- GIVEN INSTRUCTION -
Exactly as written, write out the lines below from the first to the one containing "import plotly.graph_objects as go", inclusive. Pictures do not belong in the copy.

- MATERIAL PROVIDED -
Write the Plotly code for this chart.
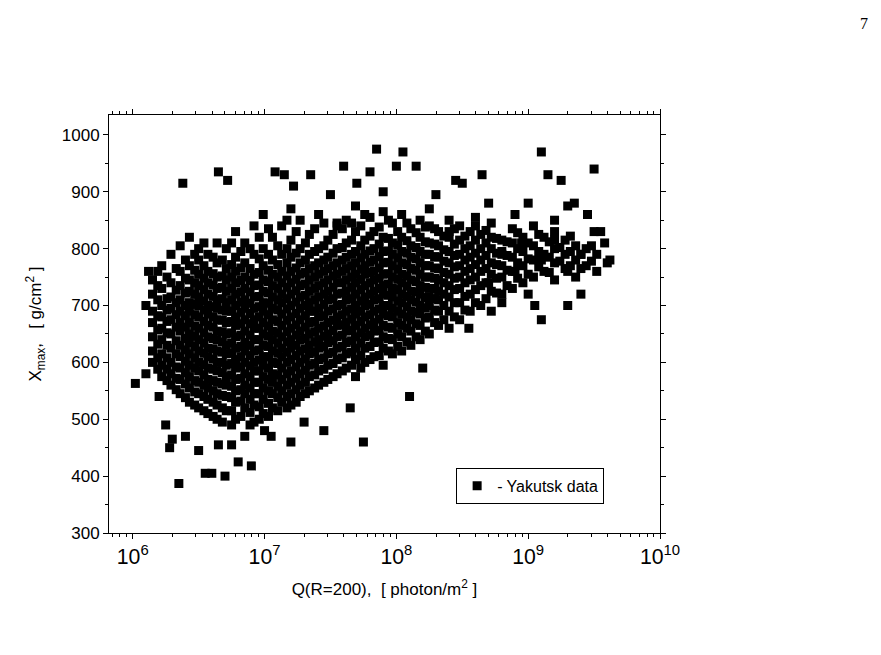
import plotly.graph_objects as go

# outliers: (log10 Q, Xmax)
out_lg = [6.02,6.1,6.1,6.12,6.2,6.25,6.3,6.28,6.35,6.38,6.4,6.5,6.55,6.6,6.65,6.7,6.72,6.65,6.75,6.8,6.85,6.9,7.0,7.05,7.08,7.15,7.2,7.22,7.3,7.35,7.45,7.5,7.55,7.6,7.65,7.7,7.75,7.8,7.85,7.9,8.0,8.05,8.1,8.15,8.2,8.25,8.3,8.4,8.45,8.5,8.55,8.6,8.65,8.7,8.8,8.9,8.95,9.0,9.05,9.1,9.15,9.2,9.25,9.3,9.35,9.4,9.45,9.5,9.55,9.58,9.6,9.62,9.3,9.1,9.5,9.0,9.2,8.8,8.7,8.9,9.1,9.3,9.4]
out_y = [563,580,700,760,540,490,465,450,387,915,470,445,405,405,935,400,920,455,455,425,470,418,480,470,935,930,460,910,495,930,480,895,845,945,520,915,460,935,975,900,945,970,540,945,590,870,895,830,920,915,660,855,930,880,790,860,810,880,700,675,930,850,920,875,880,790,860,830,830,810,775,780,700,970,940,720,815,705,740,760,780,760,720]

core = [
(6.15,[600,620,645,670,690,720,745]),
(6.22,[575,595,615,640,660,680,700,730,770]),
(6.29,[560,580,600,625,650,675,695,715,740,790]),
(6.36,[545,570,590,610,630,655,670,690,710,735,760,805]),
(6.43,[530,555,575,595,615,635,650,670,690,705,725,745,770,820]),
(6.5,[520,545,565,585,600,620,640,660,680,700,715,735,755,780,800]),
(6.57,[510,535,555,570,590,610,625,645,665,685,700,720,740,760,790]),
(6.64,[500,525,545,565,585,600,620,640,655,675,695,710,730,750,775,810]),
(6.71,[515,540,560,575,595,615,630,650,670,690,705,725,745,765,800]),
(6.78,[500,530,550,570,590,605,625,645,665,680,700,720,740,760,785,830]),
(6.85,[520,545,560,580,600,620,635,655,675,695,710,730,750,775,810]),
(6.92,[495,525,545,565,585,600,620,640,660,675,695,715,735,755,790,840]),
(6.99,[510,535,555,575,595,610,630,650,670,690,705,725,745,770,800,860]),
(7.06,[520,545,565,580,600,620,640,655,675,695,715,735,755,780,820]),
(7.13,[530,550,570,590,610,625,645,665,685,705,720,740,760,790,840]),
(7.2,[525,545,565,585,605,625,640,660,680,700,720,740,760,785,815,870]),
(7.27,[540,560,580,600,620,640,655,675,695,715,735,755,775,800,850]),
(7.34,[550,575,595,615,630,650,670,690,705,725,745,765,790,825]),
(7.41,[560,585,605,625,640,660,680,695,715,735,755,775,800,860]),
(7.48,[570,595,615,635,650,670,690,710,725,745,765,785,815]),
(7.55,[580,605,625,645,665,680,700,720,740,755,775,800,840]),
(7.62,[590,615,635,655,670,690,710,725,745,765,785,810,850]),
(7.69,[575,605,625,645,665,685,700,720,740,755,775,795,830,875]),
(7.76,[600,625,645,660,680,700,715,735,755,770,790,815,860]),
(7.83,[610,635,655,670,690,710,725,745,760,780,800,830]),
(7.9,[595,625,645,665,685,700,720,735,755,775,795,820,865]),
(7.97,[615,640,660,680,695,715,730,750,770,790,810,845]),
(8.04,[620,645,665,685,705,720,740,755,775,795,820,860]),
(8.11,[630,655,675,690,710,725,745,765,785,805,835]),
(8.18,[640,665,685,700,720,735,755,775,795,820,850]),
(8.25,[650,680,700,715,730,750,770,790,810,840]),
(8.32,[665,690,710,725,745,765,785,805,830]),
(8.4,[660,690,715,735,755,775,795,820,850]),
(8.48,[675,705,730,750,770,790,815,840]),
(8.56,[690,720,745,765,785,805,830]),
(8.64,[700,735,760,780,800,825]),
(8.72,[690,725,755,775,800,820,845]),
(8.8,[720,750,770,795,815]),
(8.88,[730,760,785,810,835]),
(8.96,[740,770,795,820]),
(9.04,[750,780,805,840]),
(9.12,[760,790,820]),
(9.2,[745,775,800,830]),
(9.28,[765,790,815]),
(9.36,[750,780,805]),
(9.44,[770,800]),
(9.52,[760,790]),
]

core2 = [
(6.19,[588,608,632,657,682,710,735,760]),
(6.26,[568,588,608,630,652,672,692,712,750]),
(6.33,[552,572,592,615,638,662,684,705,727,765]),
(6.4,[538,562,582,602,622,642,662,682,700,722,748,780]),
(6.47,[525,548,568,590,608,628,646,664,684,702,720,740,762,790]),
(6.54,[515,540,560,578,596,616,634,652,672,692,708,728,748,770,810]),
(6.61,[505,530,550,568,588,606,624,642,662,680,698,716,736,756,785]),
(6.68,[495,520,542,562,582,600,618,636,654,674,692,712,732,752,780]),
(6.75,[490,515,538,558,578,598,616,634,652,672,690,710,730,750,772,810]),
(6.82,[505,532,552,572,592,610,628,648,668,688,706,724,744,766,795]),
(6.89,[490,512,535,555,575,594,612,630,648,668,686,704,724,744,765,800]),
(6.96,[500,522,545,565,585,604,622,640,660,680,698,716,736,758,782,820]),
(7.03,[505,528,550,570,590,610,628,646,664,684,704,722,742,762,790,835]),
(7.1,[515,538,558,578,598,616,634,652,672,692,710,730,750,772,805]),
(7.17,[520,540,560,580,600,618,636,654,674,694,712,732,752,775,800,850]),
(7.24,[530,552,572,592,612,630,648,666,686,706,726,746,766,792,830]),
(7.31,[545,565,586,606,624,642,662,682,700,718,738,758,780,810]),
(7.38,[555,578,598,618,636,654,672,690,710,730,750,770,795,835]),
(7.45,[565,588,608,628,646,664,682,702,720,740,760,780,805,845]),
(7.52,[575,598,618,638,656,674,694,712,732,752,770,792,825]),
(7.59,[585,608,628,648,666,684,702,722,740,760,780,802,835]),
(7.66,[595,618,638,656,676,694,712,732,750,770,790,815,845]),
(7.73,[590,612,634,652,672,690,708,728,746,764,784,805,840]),
(7.8,[605,628,648,666,684,702,720,740,758,776,796,822,855]),
(7.87,[612,636,656,676,694,712,730,748,766,786,808,838]),
(7.94,[620,642,662,682,700,718,738,756,776,796,818,850]),
(8.01,[628,650,670,690,708,728,746,764,784,806,830]),
(8.08,[636,660,680,698,716,734,752,772,792,814,845]),
(8.15,[645,668,688,706,724,742,762,782,802,828]),
(8.22,[655,678,696,714,732,750,770,790,812,838]),
(8.29,[670,692,712,730,748,766,786,808,835]),
(8.36,[675,700,720,740,758,778,798,822]),
(8.44,[680,705,728,748,768,788,808,835]),
(8.52,[692,716,740,760,780,800,822]),
(8.6,[705,728,750,772,792,815,840]),
(8.68,[712,740,765,788,810,832]),
(8.76,[722,748,772,792,818]),
(8.84,[735,762,788,812]),
(8.92,[748,775,800,828]),
(9.0,[755,782,810]),
(9.08,[768,795,825]),
(9.16,[758,785,812]),
(9.24,[778,802]),
(9.32,[770,795,822]),
(9.4,[765,790]),
(9.48,[778,805]),
]

xs = [10**v for v in out_lg]
ys = list(out_y)
for group in (core, core2):
    for lg, yl in group:
        for y in yl:
            xs.append(10**lg); ys.append(y)

font = "Liberation Sans, Arial, sans-serif"
fig = go.Figure(go.Scatter(x=xs, y=ys, mode="markers", name="- Yakutsk data",
    marker=dict(symbol="square", size=9, color="black", line=dict(width=0))))

axcommon = dict(showgrid=False, zeroline=False, showline=True, linecolor="black",
    linewidth=1, mirror="ticks", ticks="outside", ticklen=5, tickcolor="black",
    tickfont=dict(family=font, size=17, color="black"))
fig.update_layout(
    width=881, height=655, paper_bgcolor="white", plot_bgcolor="white",
    margin=dict(l=101, r=229, t=107, b=130),
    showlegend=True,
    legend=dict(x=0.63, y=0.07, xanchor="left", yanchor="bottom", bordercolor="black",
        borderwidth=1, bgcolor="white", font=dict(family=font, size=16, color="black")),
    xaxis=dict(type="log", range=[5.82, 10], dtick=1, exponentformat="power",
        minor=dict(ticks="outside", ticklen=3, tickcolor="black"),
        title=dict(text="Q(R=200),  [ photon/m<sup>2</sup> ]", font=dict(family=font, size=17, color="black")),
        **axcommon),
    yaxis=dict(range=[300, 1035], dtick=100,
        minor=dict(ticks="outside", ticklen=3, tickcolor="black", dtick=50),
        title=dict(text="X<sub>max</sub>,   [ g/cm<sup>2</sup> ]", font=dict(family=font, size=17, color="black")),
        **axcommon),
    annotations=[dict(text="7", x=1.37, y=1.22, xref="paper", yref="paper", showarrow=False,
        xanchor="center", yanchor="middle",
        font=dict(family="Liberation Serif, serif", size=16, color="black"))],
)
fig.write_html("out.html")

- RESPONSE TO THE EXERCISE -
Write the Plotly code for this chart.
import plotly.graph_objects as go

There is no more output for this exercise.